On December 30, the U.S. Securities and Exchange Commission (SEC) Office of the Whistleblower posted eight new Notices of Covered Actions (NoCAs). Each NoCA signifies that the agency is now accepting whistleblower award claims for the covered enforcement action. One of the newly posted NoCAs covers a recent case where the SEC charged Goldman Sachs with failing to follow its policies and procedures involving ESG investments.
Through the SEC Whistleblower Program, qualified whistleblowers, individuals who voluntarily provide the SEC with original information that contributes to a successful enforcement action, are entitled to monetary awards of 10-30% of the funds collected in the enforcement action. Once the SEC posts a NoCA for an enforcement action, a whistleblower has 90 days to file a whistleblower award claim.
The Goldman Sachs NoCA covers charges announced by the SEC on November 22. The SEC charged Goldman Sachs Asset Management, L.P. “for policies and procedures failures involving two mutual funds and one separately managed account strategy marketed as Environmental, Social, and Governance (ESG) investments,” according to the press release.
The SEC claims that “[f]rom April 2017 until June 2018, the company failed to have any written policies and procedures for ESG research in one product, and once policies and procedures were established, it failed to follow them consistently prior to February 2020.”
“In response to investor demand, advisers like Goldman Sachs Asset Management are increasingly branding and marketing their funds and strategies as ‘ESG,’” said Sanjay Wadhwa, Deputy Director of the SEC’s Division of Enforcement and head of its Climate and ESG Task Force. “When they do, they must establish reasonable policies and procedures governing how the ESG factors will be evaluated as part of the investment process, and then follow those policies and procedures, to avoid providing investors with information about these products that differs from their practices.”

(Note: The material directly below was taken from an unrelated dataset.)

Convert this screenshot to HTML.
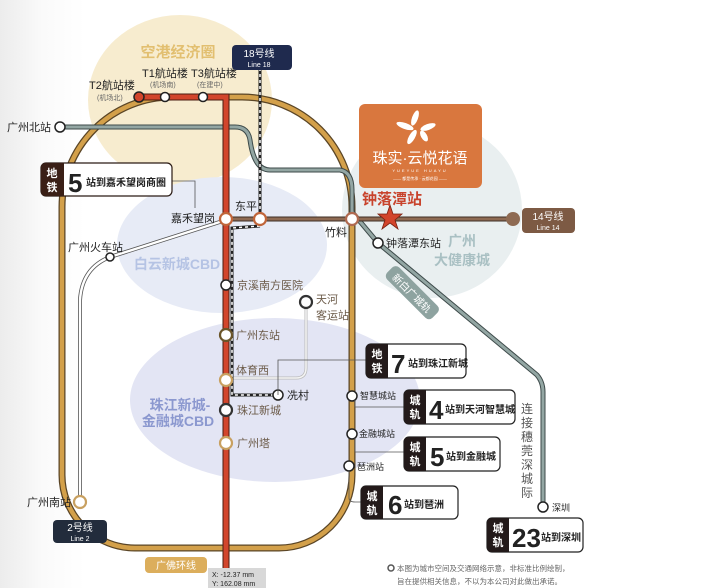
<!DOCTYPE html>
<html><head><meta charset="utf-8"><style>
html,body{margin:0;padding:0;background:#fff;}
svg{display:block;}
text{font-family:"Liberation Sans","Noto Sans CJK SC",sans-serif;}
</style></head><body>
<svg width="708" height="588" viewBox="0 0 708 588" xmlns="http://www.w3.org/2000/svg">
<defs><linearGradient id="bg" x1="0" x2="1"><stop offset="0" stop-color="#ececec"/><stop offset="0.06" stop-color="#fafafa"/><stop offset="0.12" stop-color="#fff"/></linearGradient></defs>
<rect width="708" height="588" fill="url(#bg)"/>
<ellipse cx="180" cy="100" rx="92" ry="85" fill="#f7eccf"/>
<ellipse cx="222" cy="245" rx="105" ry="68" fill="#e7ebf6"/>
<ellipse cx="275" cy="400" rx="145" ry="82" fill="#e3e5f4"/>
<ellipse cx="432" cy="210" rx="90" ry="88" fill="#e9eff0"/>
<text x="178" y="57" font-size="15" font-weight="bold" fill="#e2bf70" text-anchor="middle">空港经济圈</text>
<text x="177" y="269" font-size="14" font-weight="bold" fill="#b5c3e4" text-anchor="middle">白云新城CBD</text>
<text x="180" y="410" font-size="14" font-weight="bold" fill="#8b98cf" text-anchor="middle">珠江新城-</text>
<text x="178" y="426" font-size="14" font-weight="bold" fill="#8b98cf" text-anchor="middle">金融城CBD</text>
<text x="462" y="246" font-size="14" font-weight="bold" fill="#a9c0c3" text-anchor="middle">广州</text>
<text x="462" y="265" font-size="14" font-weight="bold" fill="#a9c0c3" text-anchor="middle">大健康城</text>
<path d="M62,207 A110,110 0 0 1 172,97 L242,97 A110,110 0 0 1 352,207 L352,475 A73,73 0 0 1 279,548 L135,548 A73,73 0 0 1 62,475 Z" fill="none" stroke="#5a4526" stroke-width="7"/>
<path d="M62,207 A110,110 0 0 1 172,97 L242,97 A110,110 0 0 1 352,207 L352,475 A73,73 0 0 1 279,548 L135,548 A73,73 0 0 1 62,475 Z" fill="none" stroke="#d3a04a" stroke-width="4.5"/>
<path d="M60,127 L235,127 Q248,127 250,140 Q254,170 270,170 L340,170 Q352,172 352,190 L352,212 L378,243 L537,375 Q543,382 543,392 L543,507" fill="none" stroke="#3d4a4a" stroke-width="5"/>
<path d="M60,127 L235,127 Q248,127 250,140 Q254,170 270,170 L340,170 Q352,172 352,190 L352,212 L378,243 L537,375 Q543,382 543,392 L543,507" fill="none" stroke="#93a6a3" stroke-width="3"/>
<path d="M226,220 L110,257 Q82,268 80,300 L80,502" fill="none" stroke="#555" stroke-width="4"/>
<path d="M226,220 L110,257 Q82,268 80,300 L80,502" fill="none" stroke="#fff" stroke-width="2.4"/>
<path d="M306,302 L306,368 Q306,378 296,378 L226,378" fill="none" stroke="#bbb" stroke-width="3"/>
<path d="M306,302 L306,368 Q306,378 296,378 L226,378" fill="none" stroke="#f4f4f4" stroke-width="1.5"/>
<line x1="226" y1="219" x2="513" y2="219" stroke="#3e2f25" stroke-width="5"/>
<line x1="226" y1="219" x2="513" y2="219" stroke="#8e6a52" stroke-width="3"/>
<circle cx="513" cy="219" r="7" fill="#8e6a52"/>
<rect x="522" y="208" width="53" height="25" rx="4" fill="#7d5a44"/>
<text x="548" y="220" font-size="10" fill="#fff" text-anchor="middle">14号线</text>
<text x="548" y="230" font-size="7" fill="#fff" text-anchor="middle">Line 14</text>
<line x1="260" y1="68" x2="260" y2="219" stroke="#222" stroke-width="3"/>
<line x1="260" y1="68" x2="260" y2="219" stroke="#fff" stroke-width="1.5" stroke-dasharray="3,3"/>
<path d="M260,226 L232,228 L232,395 L278,395" fill="none" stroke="#222" stroke-width="3"/>
<path d="M260,226 L232,228 L232,395 L278,395" fill="none" stroke="#fff" stroke-width="1.5" stroke-dasharray="3,3"/>
<path d="M139,97 L226,97 L226,588" fill="none" stroke="#4a1d12" stroke-width="7"/>
<path d="M139,97 L226,97 L226,588" fill="none" stroke="#d2452c" stroke-width="5"/>
<g stroke="#222" stroke-width="1.5" fill="#fff">
<circle cx="139" cy="97" r="5" fill="#d2452c"/>
<circle cx="165" cy="97" r="4.5"/>
<circle cx="203" cy="97" r="4.5"/>
<circle cx="60" cy="127" r="5"/>
<circle cx="110" cy="257" r="4"/>
<circle cx="378" cy="243" r="5"/>
<circle cx="543" cy="507" r="5"/>
<circle cx="278" cy="395" r="5"/>
<circle cx="226" cy="285" r="5"/>
<circle cx="352" cy="396" r="5"/>
<circle cx="352" cy="434" r="5"/>
<circle cx="349" cy="466" r="5"/>
</g>
<g fill="#fff" stroke-width="2.2">
<circle cx="226" cy="219" r="6" stroke="#c0653a"/>
<circle cx="260" cy="219" r="6" stroke="#c0653a"/>
<circle cx="352" cy="219" r="6" stroke="#b06a50"/>
<circle cx="226" cy="335" r="6" stroke="#6a5428"/>
<circle cx="226" cy="380" r="6" stroke="#c8a060"/>
<circle cx="226" cy="410" r="6" stroke="#333"/>
<circle cx="226" cy="443" r="6" stroke="#c8a060"/>
<circle cx="306" cy="302" r="6" stroke="#333"/>
<circle cx="80" cy="502" r="6" stroke="#c8a060"/>
</g>
<polygon points="390,205 393,214 402,214 395,220 398,229 390,223 382,229 385,220 378,214 387,214" fill="#d2452c" stroke="#7a2010" stroke-width="0.8"/>
<text x="362" y="204" font-size="15" font-weight="bold" fill="#c8432c">钟落潭站</text>
<g font-size="11" fill="#222">
<text x="51" y="131" text-anchor="end">广州北站</text>
<text x="68" y="251">广州火车站</text>
<text x="171" y="222">嘉禾望岗</text>
<text x="235" y="210">东平</text>
<text x="325" y="236">竹料</text>
<text x="386" y="247">钟落潭东站</text>
<text x="287" y="399">冼村</text>
<text x="71" y="506" text-anchor="end">广州南站</text>
<text x="89" y="89">T2航站楼</text>
<text x="142" y="77">T1航站楼</text>
<text x="191" y="77">T3航站楼</text>
</g>
<g font-size="7" fill="#666">
<text x="97" y="100">(机场北)</text>
<text x="150" y="87">(机场南)</text>
<text x="197" y="87">(在建中)</text>
</g>
<g font-size="11" fill="#6b5a48">
<text x="237" y="289">京溪南方医院</text>
<text x="316" y="303">天河</text>
<text x="316" y="319">客运站</text>
<text x="236" y="339">广州东站</text>
<text x="236" y="374">体育西</text>
<text x="237" y="414">珠江新城</text>
<text x="237" y="447">广州塔</text>
</g>
<g font-size="9" fill="#222">
<text x="360" y="399">智慧城站</text>
<text x="359" y="437">金融城站</text>
<text x="357" y="470">琶洲站</text>
<text x="552" y="511">深圳</text>
</g>
<g font-size="12" fill="#555" text-anchor="middle">
<text x="527" y="413">连</text><text x="527" y="427">接</text><text x="527" y="441">穗</text><text x="527" y="455">莞</text><text x="527" y="469">深</text><text x="527" y="483">城</text><text x="527" y="497">际</text>
</g>
<g transform="translate(412,293) rotate(45)">
<rect x="-32" y="-9" width="64" height="17" rx="5" fill="#8ea3a0"/>
<text x="0" y="4" font-size="10" fill="#fff" text-anchor="middle">新白广城轨</text>
</g>
<g fill="none" stroke="#555" stroke-width="0.8">
<path d="M172,181 L195,181 L195,208"/>
<path d="M278,395 L278,360 L366,360"/>
<path d="M355,400 L355,407 L404,407"/>
<path d="M355,438 L355,452 L404,452"/>
<path d="M349,471 L349,498 Q349,502 355,502 L361,502"/>
</g>
<g font-weight="bold">
<rect x="41" y="163" width="131" height="33" rx="5" fill="#fff" stroke="#2a1a14" stroke-width="1.2"/>
<path d="M46,163 L64,163 L64,196 L46,196 Q41,196 41,191 L41,168 Q41,163 46,163Z" fill="#3a1f16"/>
<text x="52" y="177" font-size="11" fill="#fff" text-anchor="middle">地</text><text x="52" y="191" font-size="11" fill="#fff" text-anchor="middle">铁</text>
<text x="68" y="192" font-size="26" fill="#222">5</text><text x="86" y="186" font-size="10" fill="#222">站到嘉禾望岗商圈</text>
<rect x="366" y="344" width="100" height="34" rx="5" fill="#fff" stroke="#222" stroke-width="1.2"/>
<path d="M371,344 L388,344 L388,378 L371,378 Q366,378 366,373 L366,349 Q366,344 371,344Z" fill="#231a1a"/>
<text x="377" y="358" font-size="11" fill="#fff" text-anchor="middle">地</text><text x="377" y="372" font-size="11" fill="#fff" text-anchor="middle">铁</text>
<text x="391" y="373" font-size="26" fill="#222">7</text><text x="408" y="367" font-size="10" fill="#222">站到珠江新城</text>
<rect x="404" y="390" width="111" height="34" rx="5" fill="#fff" stroke="#222" stroke-width="1.2"/>
<path d="M409,390 L426,390 L426,424 L409,424 Q404,424 404,419 L404,395 Q404,390 409,390Z" fill="#231a1a"/>
<text x="415" y="404" font-size="11" fill="#fff" text-anchor="middle">城</text><text x="415" y="418" font-size="11" fill="#fff" text-anchor="middle">轨</text>
<text x="429" y="419" font-size="26" fill="#222">4</text><text x="445" y="413" font-size="10" fill="#222">站到天河智慧城</text>
<rect x="404" y="437" width="96" height="34" rx="5" fill="#fff" stroke="#222" stroke-width="1.2"/>
<path d="M409,437 L426,437 L426,471 L409,471 Q404,471 404,466 L404,442 Q404,437 409,437Z" fill="#231a1a"/>
<text x="415" y="451" font-size="11" fill="#fff" text-anchor="middle">城</text><text x="415" y="465" font-size="11" fill="#fff" text-anchor="middle">轨</text>
<text x="430" y="466" font-size="26" fill="#222">5</text><text x="446" y="460" font-size="10" fill="#222">站到金融城</text>
<rect x="361" y="486" width="97" height="33" rx="5" fill="#fff" stroke="#222" stroke-width="1.2"/>
<path d="M366,486 L383,486 L383,519 L366,519 Q361,519 361,514 L361,491 Q361,486 366,486Z" fill="#231a1a"/>
<text x="372" y="500" font-size="11" fill="#fff" text-anchor="middle">城</text><text x="372" y="514" font-size="11" fill="#fff" text-anchor="middle">轨</text>
<text x="388" y="514" font-size="26" fill="#222">6</text><text x="404" y="508" font-size="10" fill="#222">站到琶洲</text>
<rect x="487" y="518" width="96" height="34" rx="5" fill="#fff" stroke="#222" stroke-width="1.2"/>
<path d="M492,518 L509,518 L509,552 L492,552 Q487,552 487,547 L487,523 Q487,518 492,518Z" fill="#231a1a"/>
<text x="498" y="532" font-size="11" fill="#fff" text-anchor="middle">城</text><text x="498" y="546" font-size="11" fill="#fff" text-anchor="middle">轨</text>
<text x="512" y="547" font-size="26" fill="#222">23</text><text x="541" y="541" font-size="10" fill="#222">站到深圳</text>
</g>
<rect x="232" y="45" width="60" height="25" rx="4" fill="#1f2a4e"/>
<text x="259" y="57" font-size="10" fill="#fff" text-anchor="middle">18号线</text>
<text x="259" y="67" font-size="7" fill="#fff" text-anchor="middle">Line 18</text>
<rect x="53" y="520" width="54" height="23" rx="4" fill="#222c3c"/>
<text x="80" y="531" font-size="10" fill="#fff" text-anchor="middle">2号线</text>
<text x="80" y="541" font-size="7" fill="#fff" text-anchor="middle">Line 2</text>
<rect x="145" y="557" width="62" height="16" rx="4" fill="#dcae5c"/>
<text x="176" y="569" font-size="10" fill="#fff" text-anchor="middle">广佛环线</text>
<rect x="208" y="568" width="58" height="20" fill="#d8d8d8"/>
<text x="212" y="577" font-size="7" fill="#222">X: -12.37 mm</text>
<text x="212" y="586" font-size="7" fill="#222">Y: 162.08 mm</text>
<rect x="359" y="104" width="123" height="84" rx="6" fill="#d9773e"/>
<g fill="#fff">
<ellipse cx="415" cy="118" rx="3" ry="8" transform="rotate(20 415 118)"/>
<ellipse cx="405" cy="126" rx="9" ry="3" transform="rotate(20 405 126)"/>
<ellipse cx="428" cy="127" rx="8" ry="3" transform="rotate(-20 428 127)"/>
<ellipse cx="412" cy="137" rx="3" ry="8" transform="rotate(30 412 137)"/>
<ellipse cx="424" cy="136" rx="3" ry="6" transform="rotate(-30 424 136)"/>
</g>
<text x="420" y="163" font-size="15" fill="#fff" text-anchor="middle">珠实·云悦花语</text>
<text x="420" y="172" font-size="4" fill="#fff" text-anchor="middle" letter-spacing="2">YUEYUE HUAYU</text>
<text x="420" y="180" font-size="4" fill="#fff" text-anchor="middle">—— 都是传承 · 云都花园 ——</text>
<circle cx="391" cy="568" r="3" fill="none" stroke="#555" stroke-width="1.5"/>
<text x="397" y="571" font-size="7.5" fill="#666">本图为城市空间及交通网络示意，非标准比例绘制，</text>
<text x="397" y="584" font-size="7.5" fill="#666">旨在提供相关信息，不以为本公司对此做出承诺。</text>
</svg>
</body></html>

The SEC announced the creation of the Climate and ESG Task Force in March 2021 as part of a shift towards an increased focus on climate-related issues. In May 2022, the agency announced the first enforcement action taken in connection with the Climate and ESG Task Force. Whistleblower advocates believe that whistleblowers will play a critical role in enforcing the SEC’s climate-risk disclosure rules and other climate and ESG related issues.
In fiscal year 2022, the SEC received a record 12,300 whistleblower tips and issued 103 whistleblower awards totaling $229 million. Since the beginning of the program, the SEC has awarded more than $1.3 billion to whistleblowers.